Albanian triumph, Serb anger as Kosovo secedes
PRISTINA, Feb 17 (Reuters) - Kosovo Albanians will proclaim independence from Serbia on Sunday, ending a long chapter in the bloody breakup of Yugoslavia.
Kosovo will be the 6th state carved from the Serb-dominated federation since 1991, after Slovenia, Croatia, Macedonia, Bosnia and Montenegro, and the last to escape Serbia's embrace.
The Serbs vow never to give up the land where their history goes back 1,000 years.
They will reject independence in defiance of the Albanians and their Western backers and will keep their grip on strongholds in northern Kosovo, making the ethnic partition of the new state a reality from the start.
"The influence of Belgrade has ended," Kosovo Prime Minister Hashim Thaci said. "The success of Kosovo's independence as a new beginning will be clearly measured by respect for the rights of minorities, especially Serbs," the former guerrilla promised.
Triumphant celebrations began hours ahead of the declaration by parliament due on Sunday afternoon. The snowy streets of the capital were packed late into the night. Cavalcades of cars circled with horns blaring and Albanian flags in every hand.
Ten years ago this week, Serb forces fought an Albanian guerrilla uprising, killing civilians who got in the way. Major Western powers were calling for talks. Russia backed Serbia in its battle with "terrorists".
Determined to end a decade of humiliation from Belgrade under the late autocrat Slobodan Milosevic, the Albanians fought on until the West, unable to sit powerless after other Balkan bloodbaths, bombed Serbia into submission in 1999.
Kosovo has been run by the United Nations since Serb forces withdrew in June that year. Promised recognition by the United States and major European Union powers, Kosovo's 90 percent Albanian majority can now ignore Serb warnings.
The European Union will deploy a rule-of-law mission of some 2,000 starting next month to take over from the United Nations. A NATO-led peace force of 16,000 troops will stay on.
Establishing their writ in Serb-dominated land north of the Ibar River will be their toughest challenge. Serbia says the EU mission is illegitimate because it has no U.N. mandate, and its major ally Russia backs that position.
RAZOR-WIRE
Serbia promised reprisals but kept them secret. Analysts believe any trade, diplomatic or bureaucratic blockade will be relatively short-lived. But they say impoverised Kosovo, whose population of 2 million is Europe's youngest, will need a lot of development aid and on-the-spot guidance for years to come.
Western powers are also nervously watching for any Kosovo fallout in ethnically divided Bosnia, where some Serbs threaten to secede, breaking up their uneasy partnership with Muslims and Croats in what would be yet another Balkan fragmentation.
And in neighbouring Macedonia, where NATO and the EU stepped in to cut short an ethnic guerrilla war, the Macedonian-Albanian coalition had its fingers crossed for a soft landing in Kosovo.

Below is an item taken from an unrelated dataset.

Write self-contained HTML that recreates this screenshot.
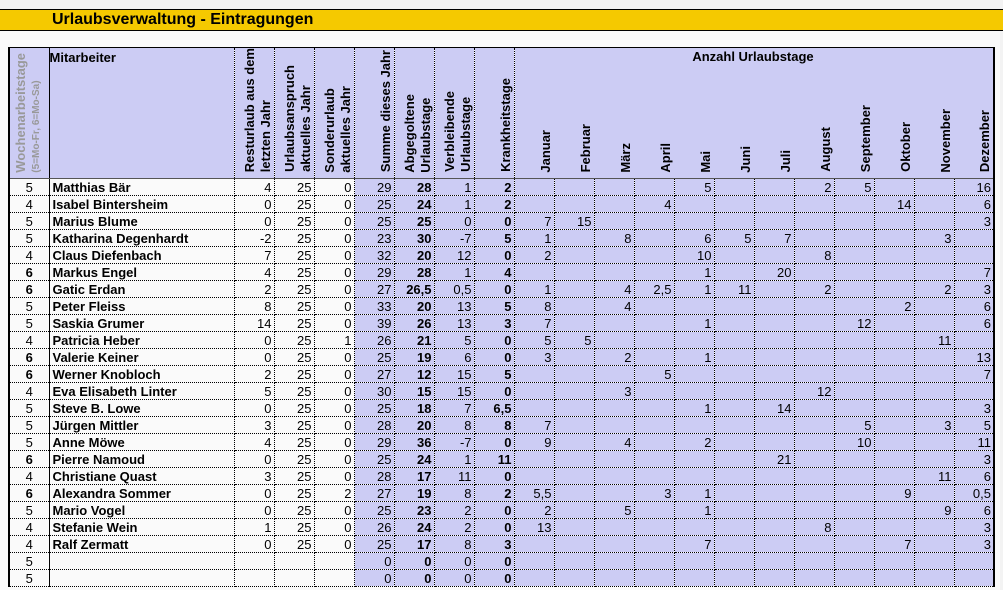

NATO peacekeepers were not relying on optimism. French troops prepared concrete and razor-wire barriers to separate Serbs from Albanians in the flashpoint city of Mitrovica.
The commander of NATO peacekeepers in Kosovo, French Lieutenant-General Xavier de Marnhac, said his troops "will react and oppose any provocation that may happen during these days, whether from the Albanian or the Serb side".
Most Serbs fled Kosovo in 1999, fearing Albanian vengeance. Of the 120,000 who stayed, about half live in the northern enclave. But the rest are scattered in small, isolated and vulnerable villages.
Church leaders urged them not to panic.
"Our message to you, all Serbs in Kosovo, is to remain in your homes and around your monasteries, regardless of what God allows our enemies do," Bishop Artemije, the head of the Serbian Orthodox Church in Kosovo, told a service in Mitrovica.
Kosovo's declaration will come at a session of parliament to begin at 3.00 p.m. (1400 GMT). Serbia's Prime Minister Vojislav Kostunica will address his country at 4.00 p.m. (1500 GMT).
The weather forecast was for heavy snow all day long.